#### [Short task]
Repeat the data word for word. Do not include the pictures.

········

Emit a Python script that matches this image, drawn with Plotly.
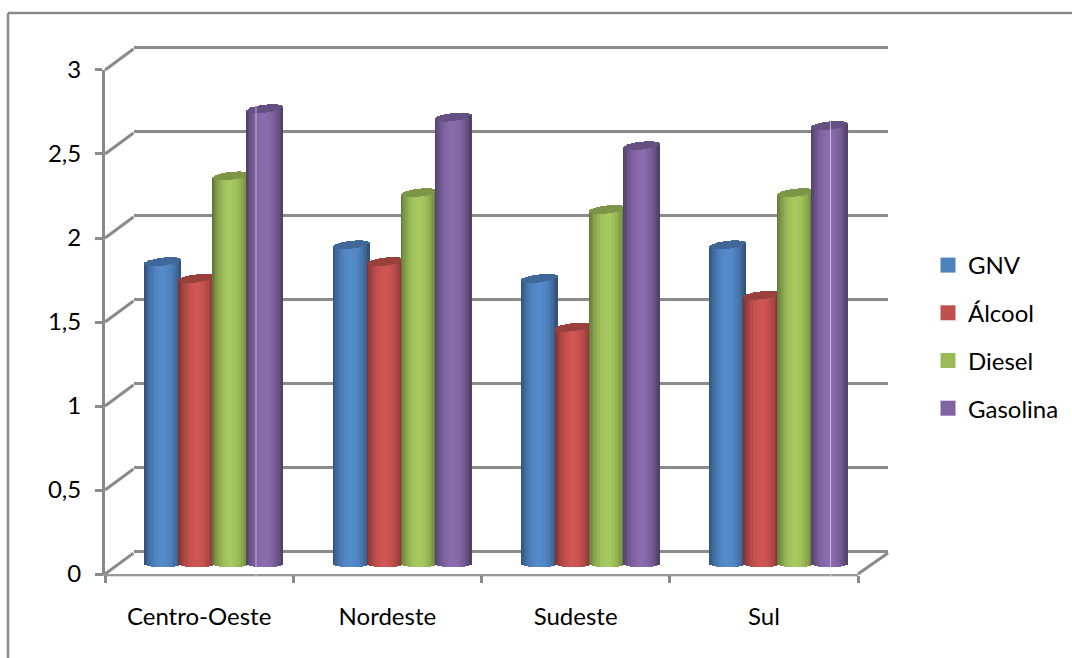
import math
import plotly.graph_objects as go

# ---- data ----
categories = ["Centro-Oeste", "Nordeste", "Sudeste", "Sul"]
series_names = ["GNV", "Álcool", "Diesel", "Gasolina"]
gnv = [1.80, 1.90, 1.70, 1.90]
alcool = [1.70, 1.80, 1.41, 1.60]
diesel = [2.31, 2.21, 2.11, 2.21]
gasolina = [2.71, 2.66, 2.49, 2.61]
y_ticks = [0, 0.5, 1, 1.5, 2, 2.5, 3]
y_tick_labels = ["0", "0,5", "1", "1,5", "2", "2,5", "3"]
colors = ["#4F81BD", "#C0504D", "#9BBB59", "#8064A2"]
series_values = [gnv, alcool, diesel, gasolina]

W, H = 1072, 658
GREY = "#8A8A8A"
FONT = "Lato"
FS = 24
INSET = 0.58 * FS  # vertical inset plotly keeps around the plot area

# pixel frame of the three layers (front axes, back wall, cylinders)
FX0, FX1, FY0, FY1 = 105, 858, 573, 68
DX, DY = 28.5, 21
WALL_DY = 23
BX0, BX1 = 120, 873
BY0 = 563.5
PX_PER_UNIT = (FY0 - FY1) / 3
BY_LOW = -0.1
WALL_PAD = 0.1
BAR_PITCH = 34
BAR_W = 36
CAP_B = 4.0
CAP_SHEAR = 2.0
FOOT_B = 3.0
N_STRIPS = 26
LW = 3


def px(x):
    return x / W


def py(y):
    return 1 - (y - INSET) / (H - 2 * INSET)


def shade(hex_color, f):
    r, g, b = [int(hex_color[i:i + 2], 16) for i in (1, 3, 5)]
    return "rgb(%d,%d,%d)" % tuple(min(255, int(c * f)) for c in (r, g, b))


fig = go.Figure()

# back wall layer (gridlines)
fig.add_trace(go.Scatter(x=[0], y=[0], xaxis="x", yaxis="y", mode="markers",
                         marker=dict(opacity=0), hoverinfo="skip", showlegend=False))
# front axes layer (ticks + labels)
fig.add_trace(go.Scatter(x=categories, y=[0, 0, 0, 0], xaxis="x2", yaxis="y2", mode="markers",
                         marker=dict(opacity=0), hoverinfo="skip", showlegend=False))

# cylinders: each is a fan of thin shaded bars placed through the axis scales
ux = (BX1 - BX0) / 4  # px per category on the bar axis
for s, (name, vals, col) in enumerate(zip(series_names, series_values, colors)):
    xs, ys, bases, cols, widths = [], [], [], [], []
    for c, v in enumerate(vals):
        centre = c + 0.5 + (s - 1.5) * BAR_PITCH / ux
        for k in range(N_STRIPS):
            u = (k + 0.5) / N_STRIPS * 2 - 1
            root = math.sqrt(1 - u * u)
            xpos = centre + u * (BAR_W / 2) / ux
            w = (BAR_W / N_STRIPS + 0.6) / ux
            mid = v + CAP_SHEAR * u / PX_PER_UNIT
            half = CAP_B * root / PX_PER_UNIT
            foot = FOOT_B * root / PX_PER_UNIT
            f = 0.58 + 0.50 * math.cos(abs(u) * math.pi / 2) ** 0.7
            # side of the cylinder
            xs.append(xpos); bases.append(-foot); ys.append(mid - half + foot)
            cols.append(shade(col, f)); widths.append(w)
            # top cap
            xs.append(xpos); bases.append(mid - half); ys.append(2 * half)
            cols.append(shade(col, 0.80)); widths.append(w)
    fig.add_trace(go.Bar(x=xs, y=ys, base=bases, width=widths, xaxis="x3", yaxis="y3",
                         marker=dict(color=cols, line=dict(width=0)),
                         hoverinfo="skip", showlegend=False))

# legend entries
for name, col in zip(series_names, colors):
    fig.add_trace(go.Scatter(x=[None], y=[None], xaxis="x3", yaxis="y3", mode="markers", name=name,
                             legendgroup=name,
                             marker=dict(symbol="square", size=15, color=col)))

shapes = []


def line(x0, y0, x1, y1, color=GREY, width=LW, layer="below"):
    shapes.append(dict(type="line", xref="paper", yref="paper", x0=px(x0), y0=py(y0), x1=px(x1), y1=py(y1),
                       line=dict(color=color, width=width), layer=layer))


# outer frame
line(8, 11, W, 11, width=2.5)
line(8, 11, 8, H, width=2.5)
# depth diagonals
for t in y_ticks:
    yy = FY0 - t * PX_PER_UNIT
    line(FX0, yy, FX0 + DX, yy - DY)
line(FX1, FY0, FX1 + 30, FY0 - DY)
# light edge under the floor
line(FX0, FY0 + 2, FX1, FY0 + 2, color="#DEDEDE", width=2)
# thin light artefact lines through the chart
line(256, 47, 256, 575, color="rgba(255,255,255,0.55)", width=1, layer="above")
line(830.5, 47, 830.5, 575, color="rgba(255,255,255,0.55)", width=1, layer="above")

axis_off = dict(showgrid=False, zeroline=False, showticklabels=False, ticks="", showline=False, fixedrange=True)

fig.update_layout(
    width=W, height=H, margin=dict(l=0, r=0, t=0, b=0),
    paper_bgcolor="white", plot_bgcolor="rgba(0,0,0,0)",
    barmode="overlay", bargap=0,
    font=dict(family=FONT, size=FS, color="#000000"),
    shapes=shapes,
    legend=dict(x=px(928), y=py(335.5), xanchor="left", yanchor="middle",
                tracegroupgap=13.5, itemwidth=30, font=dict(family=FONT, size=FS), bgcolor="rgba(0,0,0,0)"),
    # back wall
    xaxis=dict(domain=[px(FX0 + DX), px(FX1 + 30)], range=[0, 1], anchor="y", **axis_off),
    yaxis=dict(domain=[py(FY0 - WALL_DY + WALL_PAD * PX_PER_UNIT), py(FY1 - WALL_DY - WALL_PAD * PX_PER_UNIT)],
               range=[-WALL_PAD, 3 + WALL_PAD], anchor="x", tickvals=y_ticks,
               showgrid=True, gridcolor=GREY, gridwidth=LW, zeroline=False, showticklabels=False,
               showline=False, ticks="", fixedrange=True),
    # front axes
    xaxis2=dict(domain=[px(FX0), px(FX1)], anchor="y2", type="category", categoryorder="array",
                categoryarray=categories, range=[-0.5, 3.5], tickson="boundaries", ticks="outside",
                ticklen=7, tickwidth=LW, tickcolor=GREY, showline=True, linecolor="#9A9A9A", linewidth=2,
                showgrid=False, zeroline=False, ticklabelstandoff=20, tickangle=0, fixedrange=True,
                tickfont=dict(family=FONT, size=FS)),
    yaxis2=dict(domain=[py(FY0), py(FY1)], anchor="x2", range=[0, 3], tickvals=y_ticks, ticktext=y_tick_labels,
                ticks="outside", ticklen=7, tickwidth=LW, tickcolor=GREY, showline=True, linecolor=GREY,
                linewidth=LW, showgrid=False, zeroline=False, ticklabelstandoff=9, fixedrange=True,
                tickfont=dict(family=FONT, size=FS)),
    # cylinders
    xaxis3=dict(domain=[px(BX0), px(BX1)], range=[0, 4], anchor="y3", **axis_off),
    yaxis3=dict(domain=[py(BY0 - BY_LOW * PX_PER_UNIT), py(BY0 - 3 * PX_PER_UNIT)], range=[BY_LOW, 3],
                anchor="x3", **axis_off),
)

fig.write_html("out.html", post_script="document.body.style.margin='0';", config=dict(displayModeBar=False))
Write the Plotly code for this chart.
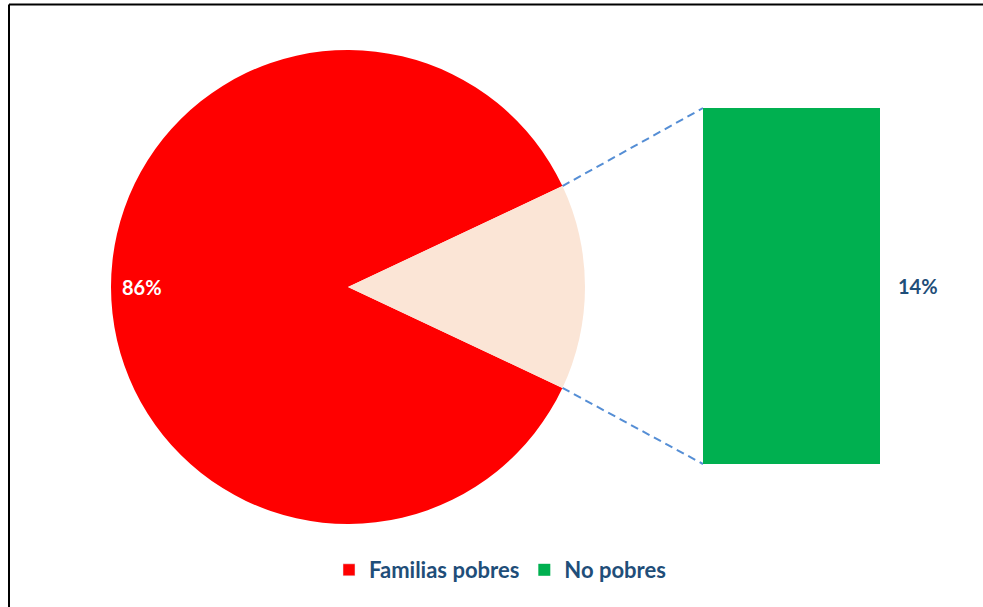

········

#### [Written answer]
Emit a Python script that matches this image, drawn with Plotly.
import math
import plotly.graph_objects as go

# ---- data ----
categories = ["Centro-Oeste", "Nordeste", "Sudeste", "Sul"]
series_names = ["GNV", "Álcool", "Diesel", "Gasolina"]
gnv = [1.80, 1.90, 1.70, 1.90]
alcool = [1.70, 1.80, 1.41, 1.60]
diesel = [2.31, 2.21, 2.11, 2.21]
gasolina = [2.71, 2.66, 2.49, 2.61]
y_ticks = [0, 0.5, 1, 1.5, 2, 2.5, 3]
y_tick_labels = ["0", "0,5", "1", "1,5", "2", "2,5", "3"]
colors = ["#4F81BD", "#C0504D", "#9BBB59", "#8064A2"]
series_values = [gnv, alcool, diesel, gasolina]

W, H = 1072, 658
GREY = "#8A8A8A"
FONT = "Lato"
FS = 24
INSET = 0.58 * FS  # vertical inset plotly keeps around the plot area

# pixel frame of the three layers (front axes, back wall, cylinders)
FX0, FX1, FY0, FY1 = 105, 858, 573, 68
DX, DY = 28.5, 21
WALL_DY = 23
BX0, BX1 = 120, 873
BY0 = 563.5
PX_PER_UNIT = (FY0 - FY1) / 3
BY_LOW = -0.1
WALL_PAD = 0.1
BAR_PITCH = 34
BAR_W = 36
CAP_B = 4.0
CAP_SHEAR = 2.0
FOOT_B = 3.0
N_STRIPS = 26
LW = 3


def px(x):
    return x / W


def py(y):
    return 1 - (y - INSET) / (H - 2 * INSET)


def shade(hex_color, f):
    r, g, b = [int(hex_color[i:i + 2], 16) for i in (1, 3, 5)]
    return "rgb(%d,%d,%d)" % tuple(min(255, int(c * f)) for c in (r, g, b))


fig = go.Figure()

# back wall layer (gridlines)
fig.add_trace(go.Scatter(x=[0], y=[0], xaxis="x", yaxis="y", mode="markers",
                         marker=dict(opacity=0), hoverinfo="skip", showlegend=False))
# front axes layer (ticks + labels)
fig.add_trace(go.Scatter(x=categories, y=[0, 0, 0, 0], xaxis="x2", yaxis="y2", mode="markers",
                         marker=dict(opacity=0), hoverinfo="skip", showlegend=False))

# cylinders: each is a fan of thin shaded bars placed through the axis scales
ux = (BX1 - BX0) / 4  # px per category on the bar axis
for s, (name, vals, col) in enumerate(zip(series_names, series_values, colors)):
    xs, ys, bases, cols, widths = [], [], [], [], []
    for c, v in enumerate(vals):
        centre = c + 0.5 + (s - 1.5) * BAR_PITCH / ux
        for k in range(N_STRIPS):
            u = (k + 0.5) / N_STRIPS * 2 - 1
            root = math.sqrt(1 - u * u)
            xpos = centre + u * (BAR_W / 2) / ux
            w = (BAR_W / N_STRIPS + 0.6) / ux
            mid = v + CAP_SHEAR * u / PX_PER_UNIT
            half = CAP_B * root / PX_PER_UNIT
            foot = FOOT_B * root / PX_PER_UNIT
            f = 0.58 + 0.50 * math.cos(abs(u) * math.pi / 2) ** 0.7
            # side of the cylinder
            xs.append(xpos); bases.append(-foot); ys.append(mid - half + foot)
            cols.append(shade(col, f)); widths.append(w)
            # top cap
            xs.append(xpos); bases.append(mid - half); ys.append(2 * half)
            cols.append(shade(col, 0.80)); widths.append(w)
    fig.add_trace(go.Bar(x=xs, y=ys, base=bases, width=widths, xaxis="x3", yaxis="y3",
                         marker=dict(color=cols, line=dict(width=0)),
                         hoverinfo="skip", showlegend=False))

# legend entries
for name, col in zip(series_names, colors):
    fig.add_trace(go.Scatter(x=[None], y=[None], xaxis="x3", yaxis="y3", mode="markers", name=name,
                             legendgroup=name,
                             marker=dict(symbol="square", size=15, color=col)))

shapes = []


def line(x0, y0, x1, y1, color=GREY, width=LW, layer="below"):
    shapes.append(dict(type="line", xref="paper", yref="paper", x0=px(x0), y0=py(y0), x1=px(x1), y1=py(y1),
                       line=dict(color=color, width=width), layer=layer))


# outer frame
line(8, 11, W, 11, width=2.5)
line(8, 11, 8, H, width=2.5)
# depth diagonals
for t in y_ticks:
    yy = FY0 - t * PX_PER_UNIT
    line(FX0, yy, FX0 + DX, yy - DY)
line(FX1, FY0, FX1 + 30, FY0 - DY)
# light edge under the floor
line(FX0, FY0 + 2, FX1, FY0 + 2, color="#DEDEDE", width=2)
# thin light artefact lines through the chart
line(256, 47, 256, 575, color="rgba(255,255,255,0.55)", width=1, layer="above")
line(830.5, 47, 830.5, 575, color="rgba(255,255,255,0.55)", width=1, layer="above")

axis_off = dict(showgrid=False, zeroline=False, showticklabels=False, ticks="", showline=False, fixedrange=True)

fig.update_layout(
    width=W, height=H, margin=dict(l=0, r=0, t=0, b=0),
    paper_bgcolor="white", plot_bgcolor="rgba(0,0,0,0)",
    barmode="overlay", bargap=0,
    font=dict(family=FONT, size=FS, color="#000000"),
    shapes=shapes,
    legend=dict(x=px(928), y=py(335.5), xanchor="left", yanchor="middle",
                tracegroupgap=13.5, itemwidth=30, font=dict(family=FONT, size=FS), bgcolor="rgba(0,0,0,0)"),
    # back wall
    xaxis=dict(domain=[px(FX0 + DX), px(FX1 + 30)], range=[0, 1], anchor="y", **axis_off),
    yaxis=dict(domain=[py(FY0 - WALL_DY + WALL_PAD * PX_PER_UNIT), py(FY1 - WALL_DY - WALL_PAD * PX_PER_UNIT)],
               range=[-WALL_PAD, 3 + WALL_PAD], anchor="x", tickvals=y_ticks,
               showgrid=True, gridcolor=GREY, gridwidth=LW, zeroline=False, showticklabels=False,
               showline=False, ticks="", fixedrange=True),
    # front axes
    xaxis2=dict(domain=[px(FX0), px(FX1)], anchor="y2", type="category", categoryorder="array",
                categoryarray=categories, range=[-0.5, 3.5], tickson="boundaries", ticks="outside",
                ticklen=7, tickwidth=LW, tickcolor=GREY, showline=True, linecolor="#9A9A9A", linewidth=2,
                showgrid=False, zeroline=False, ticklabelstandoff=20, tickangle=0, fixedrange=True,
                tickfont=dict(family=FONT, size=FS)),
    yaxis2=dict(domain=[py(FY0), py(FY1)], anchor="x2", range=[0, 3], tickvals=y_ticks, ticktext=y_tick_labels,
                ticks="outside", ticklen=7, tickwidth=LW, tickcolor=GREY, showline=True, linecolor=GREY,
                linewidth=LW, showgrid=False, zeroline=False, ticklabelstandoff=9, fixedrange=True,
                tickfont=dict(family=FONT, size=FS)),
    # cylinders
    xaxis3=dict(domain=[px(BX0), px(BX1)], range=[0, 4], anchor="y3", **axis_off),
    yaxis3=dict(domain=[py(BY0 - BY_LOW * PX_PER_UNIT), py(BY0 - 3 * PX_PER_UNIT)], range=[BY_LOW, 3],
                anchor="x3", **axis_off),
)

fig.write_html("out.html", post_script="document.body.style.margin='0';", config=dict(displayModeBar=False))
Write the Plotly code for this chart.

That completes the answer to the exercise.